In general, if you want to design a grammar for implementation by a predictive parser, then you should first organise any operators you have into a precendence order. The precedence order is a way of stating which operators bind tighter than others. For example, in OCaml, we can look in the manual for the following operator precedence table:

Operators	Associativity
! ~	none
.() .[] .{}	none
#	left
application	left
-	none
** lsl lsr asr	right
* / % mod land lor lxor	left
+ -	left
::	right
@ ^	right
= < > $ & \| !=	left
&&	right
\|\|	right
,	none
<- :=	right
if	none
;	right

Operators further up the table have higher precedence than those below them, that is, they bind more tightly to their arguments. Some operators can have the same precedence - like $+$ and $-$ in OCaml. That’s fine, but binary operators with the same precedence should have the same associativity, and this will disambiguate their usage.

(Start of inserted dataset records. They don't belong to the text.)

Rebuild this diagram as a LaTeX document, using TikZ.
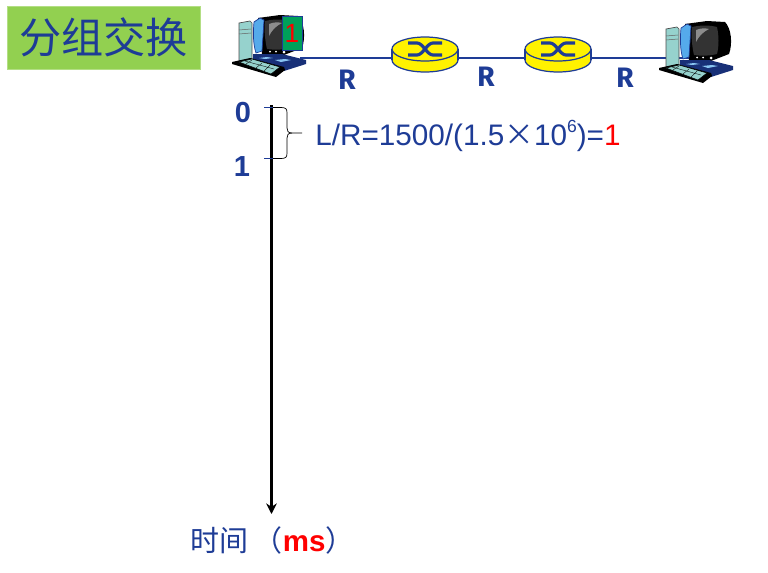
\documentclass[tikz,border=0pt]{standalone}
\usepackage{fontspec}
\setmainfont{Liberation Sans}
\newfontfamily\cjk{Noto Sans CJK SC}
\newfontfamily\rfont{Fira Sans}
\usepackage{tikz}
\usetikzlibrary{calc,arrows.meta,positioning}

\definecolor{netblue}{RGB}{30,60,150}
\definecolor{titlegreen}{RGB}{146,208,80}
\definecolor{tealkey}{RGB}{150,210,205}
\definecolor{slideblue}{RGB}{85,170,235}
\definecolor{pktgreen}{RGB}{0,160,90}

\tikzset{
  link/.style={draw=netblue, line width=1.1pt},
  ratelabel/.style={text=netblue, font=\rfont\fontsize{16}{16}\selectfont\bfseries},
  ticklabel/.style={text=netblue, font=\fontsize{16.5}{17}\selectfont\bfseries},
  tickline/.style={draw=netblue, line width=0.5pt},
  pics/router/.style={code={
    \filldraw[fill=yellow, draw=netblue, line width=0.7pt] (0,11) ellipse[x radius=33, y radius=12];
    \fill[yellow] (-33,0) rectangle (33,11);
    \draw[netblue, line width=0.7pt] (-33,0) -- (-33,11) (33,0) -- (33,11);
    \filldraw[fill=yellow, draw=netblue, line width=0.7pt] (0,0) ellipse[x radius=33, y radius=12];
    \draw[netblue, line width=1.8pt] (-17,-6) -- (-8,-6) .. controls (-2,-6) and (2,6) .. (8,6) -- (17,6);
    \draw[netblue, line width=1.8pt] (-17,6) -- (-8,6) .. controls (-2,6) and (2,-6) .. (8,-6) -- (17,-6);
  }},
  pics/host/.style={code={
    % tower
    \filldraw[fill=tealkey, draw=black!70, line width=0.4pt] (7,-39) -- (18,-41) -- (20,-39) -- (20,-3) -- (7,-1) -- cycle;
    \draw[black!60, line width=0.3pt] (7,-32) -- (19,-33) (7,-28) -- (19,-29);
    % monitor
    \fill[black] (26,-44) -- (48,-47) -- (66,-46) .. controls (72,-40) and (74,-25) .. (70,-14) -- (52,-7) -- (30,-8) -- cycle;
    \filldraw[fill=slideblue, draw=netblue, line width=0.4pt] (22,-40) -- (28,-44) -- (32,-42) -- (30,-11) -- (24,-9) .. controls (21,-18) and (21,-30) .. (22,-40) -- cycle;
    \fill[black!80] (33,-41) .. controls (42,-43) and (50,-43) .. (58,-41) .. controls (60,-32) and (60,-22) .. (58,-14) .. controls (50,-12) and (42,-12) .. (35,-13) .. controls (33,-22) and (32,-32) .. (33,-41) -- cycle;
    \fill[black!45] (37,-38) .. controls (42,-40) and (46,-40) .. (50,-39) .. controls (44,-36) and (40,-32) .. (37,-26) -- cycle;
    % base
    \fill[netblue!80!black] (21,-8) -- (50,-8) -- (74,-2) -- (74,2) -- (52,9) -- (21,3) -- cycle;
    \fill[white] (38,-10.5) circle[radius=1] (44,-10.5) circle[radius=1] (52,-10) circle[radius=1.5];
    \fill[slideblue!70] (27,-4) -- (35,-5) -- (41,-4) -- (33,-3) -- cycle (43,-2) -- (53,-3) -- (59,-2) -- (49,0) -- cycle;
    % keyboard
    \fill[black] (0,0) -- (18,-4) -- (52,5) -- (53,8) -- (44,15) -- (0,2) -- cycle;
    \filldraw[fill=tealkey, draw=black, line width=0.3pt] (7,0) -- (20,-3) -- (48,5) -- (39,12) -- cycle;
    \draw[black, line width=0.2pt] (13,-1) -- (42,7) (20,-2) -- (14,2) (30,1) -- (24,6) (38,3) -- (32,9);
  }}
}

\begin{document}
\begin{tikzpicture}[x=0.02cm, y=-0.02cm]

  \useasboundingbox (0,0) rectangle (768,572);

  % title
  \node[fill=titlegreen, draw=titlegreen!70, line width=0.3pt, minimum width=3.86cm, minimum height=1.26cm, inner sep=0pt, text=netblue, font=\cjk\fontsize{24}{24}\selectfont] (title) at (103.5,37.5) {分组交换};

  % network
  \coordinate (hostA) at (300,58);
  \coordinate (routerA) at (425,58);
  \coordinate (routerB) at (558,58);
  \coordinate (hostB) at (700,58);

  \draw[link] (hostA) -- (routerA);
  \draw[link] (routerA) -- (routerB);
  \draw[link] (routerB) -- (hostB);

  \pic at (425,49) {router};
  \pic at (558,49) {router};
  \pic at (232,62) {host};
  \pic at (659,68) {host};

  \node[fill=pktgreen, draw=netblue, line width=0.4pt, minimum width=0.4cm, minimum height=0.68cm, inner sep=0pt, text=red, font=\fontsize{15}{15}\selectfont] (packet) at (292,33) {1};

  \node[ratelabel] (rateA) at (347,80) {R};
  \node[ratelabel] (rateB) at (486,77) {R};
  \node[ratelabel] (rateC) at (625,78) {R};

  % time axis
  \coordinate (axisTop) at (271.5,105);
  \coordinate (axisEnd) at (271.5,514);
  \draw[line width=1.2pt, -{Stealth[length=6pt, width=6pt]}] (axisTop) -- (axisEnd);

  \node[ticklabel] (tickZero) at (243,113) {0};
  \node[ticklabel] (tickOne) at (242,167) {1};

  \coordinate (markZero) at (264,107.5);
  \coordinate (markOne) at (264,158);
  \coordinate (braceTip) at (302,133);
  \draw[tickline] (markZero) -- ++(10,0);
  \draw[tickline] (markOne) -- ++(10,0);

  \draw[line width=0.4pt] (273,107.5) -- (281,107.5) .. controls (286,107.5) and (287,109) .. (287,113) -- (287,128) .. controls (287,131) and (288,133) .. (292,133) -- (braceTip);
  \draw[line width=0.4pt] (273,158.5) -- (281,158.5) .. controls (286,158.5) and (287,157) .. (287,153) -- (287,138) .. controls (287,135) and (288,133) .. (292,133);

  \node[right=0pt of braceTip, xshift=0.26cm, yshift=-0.06cm, inner sep=0pt, text=netblue, font=\fontsize{16.9}{17}\selectfont] (delay) {L/R=1500/(1.5{\cjk\fontsize{16.9}{17}\selectfont ×}10\raisebox{0.45em}{\fontsize{10}{10}\selectfont 6})=\textcolor{red}{1}};

  \node[below=0.24cm of axisEnd, xshift=0.02cm, inner sep=0pt, text=netblue, font=\cjk\fontsize{16.5}{17}\selectfont] (timeLabel) {时间\hspace{3pt}（\textcolor{red}{\rmfamily\bfseries\fontsize{16.8}{17}\selectfont ms}）};

\end{tikzpicture}
\end{document}
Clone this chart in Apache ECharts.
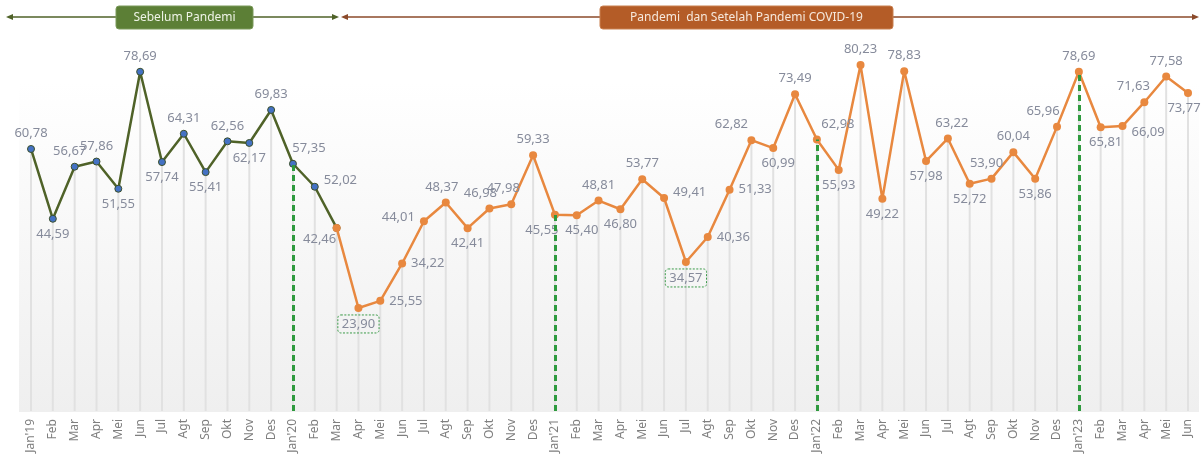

Once you have worked out the order of precedence of your operators, there is a standard approach to fitting them into the grammar. For each precedence level i.e. row in the table, say $i$, your grammar should have a distinct non-terminal symbol $A_i$, which produces expressions formed from that operator. If some operators of a higher precedence, say $j > i$, are allowed to be nested (without parenthesisation, since they bind tighter) inside those of level $i$, then the arguments of the operator will be described by $A_j$ in the production rule for $A_i$.

In our example, conjunction binds tighter than disjunction, we have a dedicated non-terminal for each, and the production rule for disjunctions $D$ creates sequences each of whose elements is a conjunction $C$.